The Story Behind Amsterdam’s Food Evolution

| © Julia Wytrazek / Culture Trip
Karin Engelbrecht

With its world-class museums and Golden Age canals, a trip to Amsterdam isn’t a hard sell. For a long time, however, its food had a poor reputation. If you still think that’s the case, though, chances are you’ve not visited the city recently. Amsterdam now has a fast-evolving food scene that’s becoming more vibrant and exciting by the day.

There was a time when it was hard to describe the Dutch kitchen to visitors without using words like ‘hearty’, ‘stodgy’ or ‘simple’. This was, in part, due to the fashion for frugality that followed the frivolous Dutch Golden Age. Many Dutch girls were sent to huishoudscholen (domestic science schools), where traditional dishes were greatly simplified as the emphasis was placed on cheap, nutritious meals to feed the masses. This utilitarian approach to eating had a lasting legacy, and one that is only now starting to change.

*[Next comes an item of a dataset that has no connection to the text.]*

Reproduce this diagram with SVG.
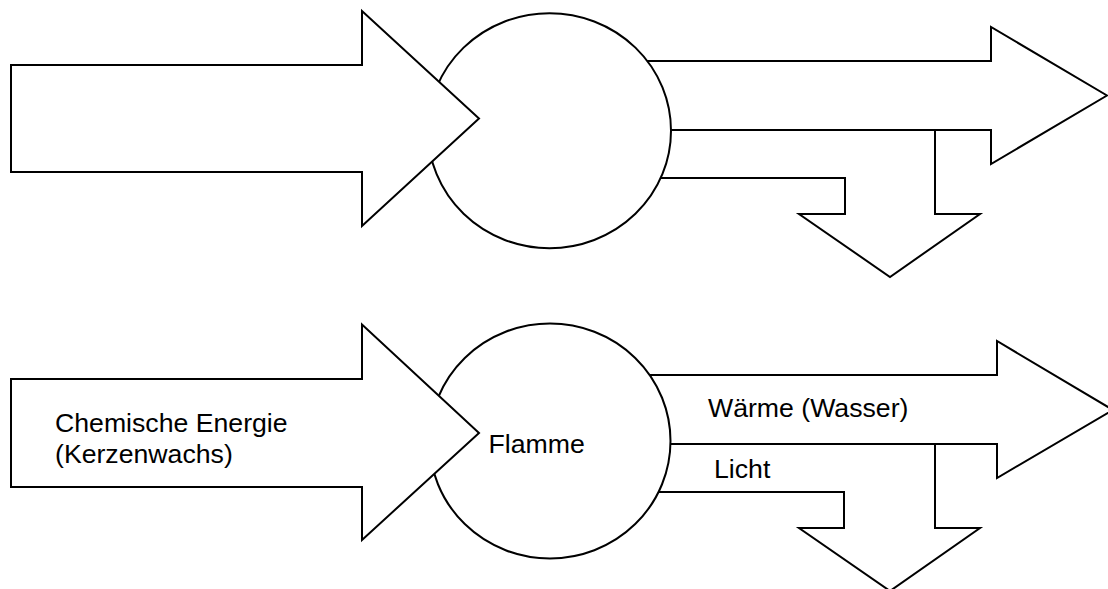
<svg xmlns="http://www.w3.org/2000/svg" width="1108" height="589" viewBox="0 0 1108 589">
<style>
.s{fill:#fff;stroke:#000;stroke-width:2;stroke-linejoin:miter}
.t{font-family:"Liberation Sans",Arial,sans-serif;font-size:26.67px;fill:#000}
</style>
<rect width="1108" height="589" fill="#fff"/>
<g id="connectors">
  <polygon class="s" points="600,130 935,130 935,214 980,214 890,277 799,214 845,214 845,178 600,178"/>
  <polygon class="s" points="600,61 991,61 991,27 1107,95.5 991,164 991,130 600,130"/>
  <polygon class="s" points="600,444 935,444 935,528 980,528 890,591 799,528 844,528 844,492 600,492"/>
  <polygon class="s" points="600,375 997,375 997,341 1113,410 997,478 997,444 600,444"/>
</g>
<g id="flame-top"><ellipse class="s" cx="549.5" cy="130.7" rx="121.5" ry="117.5"/></g>
<g id="flame-bottom"><ellipse class="s" cx="550" cy="441" rx="120.5" ry="117.5"/></g>
<g id="input-top"><polygon class="s" points="11,65 362,65 362,11 479,118.5 362,226 362,172 11,172"/></g>
<g id="input-bottom"><polygon class="s" points="11,379 362,379 362,324.5 479,433 362,540 362,487 11,487"/></g>
<g id="labels">
  <text class="t" x="55" y="432">Chemische Energie</text>
  <text class="t" x="55" y="463">(Kerzenwachs)</text>
  <text class="t" x="488.5" y="453">Flamme</text>
  <text class="t" x="708" y="417">Wärme (Wasser)</text>
  <text class="t" x="714" y="478">Licht</text>
</g>
</svg>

The Amsterdam table has never been static, and culinary influences from afar are not new to the Netherlands. In fact, the Dutch kitchen was influenced by Roman food habits, and later by French, Italian, German and English cookery writers, and by immigrants from across Europe and beyond. A love for aromatic yet expensive Eastern spices, which first made their way to Europe by overland routes, is one of the reasons the Netherlands took to the seas in the first place. As a seafaring and trading nation that once controlled large colonies and settlements across Africa, Asia, North America and the Caribbean, you can’t really talk about eating in Amsterdam without mentioning Indonesian cuisine and Surinamese food.

Creations such as the rijsttafel (literally ‘rice table’, a sort of Dutch colonial tasting menu of the greatest hits of the Indonesian archipelago), are now seen as typically Dutch. So, too, are Surinamese street foods like roti and broodje pom, which are regularly enjoyed by Dutch people. Meanwhile, an influx of Moroccan and Turkish guest workers in the latter half of the 20th century has rekindled the Dutch taste for North African and Eastern Mediterranean flavours. It’s safe to say that Amsterdam’s cuisine has always been a melting pot, but at its heart were simple, traditional, home-cooked dishes largely based around meat and two veg.

Reinventing tradition

You’ll still find Dutch restaurants rehashing the classics, like stamppot (mashed potatoes with seasonal veg, topped with gravy and smoked sausage and/or bacon), mosselen en friet (local Zeeland mussels with thick-cut Dutch fries and mayo), hachee (beef and onion stew) and pannenkoeken (plate-sized Dutch pancakes, often served with bacon, apple and a dark molasses-like syrup).

But while there haven’t been that many contenders championing high-calibre local cuisine, at least half a dozen decent new Dutch restaurants have popped up in the last few years. Many of the city’s hottest next-generation chefs have set out to reinvent the local cuisine, using the abundance of locally grown produce such as premium-quality beef, pork, poultry and lamb, and some of the best seafood in the world. Organic farmer’s markets, artisanal bakeries and gourmet food stores are also on the rise.

Low Food

Perhaps one of the most telling signs that a new food culture was emerging was the birth of a culinary movement called ‘Low Food’, initiated by Dutch chefs and food entrepreneurs in 2018 to help shape and enrich the Netherlands’ food culture and food systems. Leading local chef Joris Bijdendijk of the Rijksmuseum’s Dutch-themed Michelin-star RIJKS® restaurant (Museumstraat 2) is one of the initiators of the movement: “We have everything we need to make it happen: a wealth of good products and talented young chefs,” he says. One of these chefs is Maik Kuijpers, whose excellent Central Station-adjacent eatery, Carstens (Damrak 1–5) adds a Dutch touch to brasserie classics. Think Caesar salad with traditional Dutch boerenkool (kale), yellow beet carpaccio and Kamper lamb braised in spices and served with herbed yoghurt.

New Dutch Kitchen

This emerging ‘Low Countries cuisine’ or ‘New Dutch Kitchen’, as it’s also often called, generally falls into one or more of three categories: restaurants that are rooted in local, seasonal ingredients; new-style Dutch brasseries; and fancier chef-driven establishments that are inspired by traditional Dutch cooking. Some of our personal favourites include Amsterdam’s farm-to-table pioneer De Kas (Kamerlingh Onneslaan 3), nearby Merkelbach (Middenweg 72), which was founded on the principles of the Slow Food movement and the delightfully casual Frisian specialist Thuskomme (Batjanstraat 1A).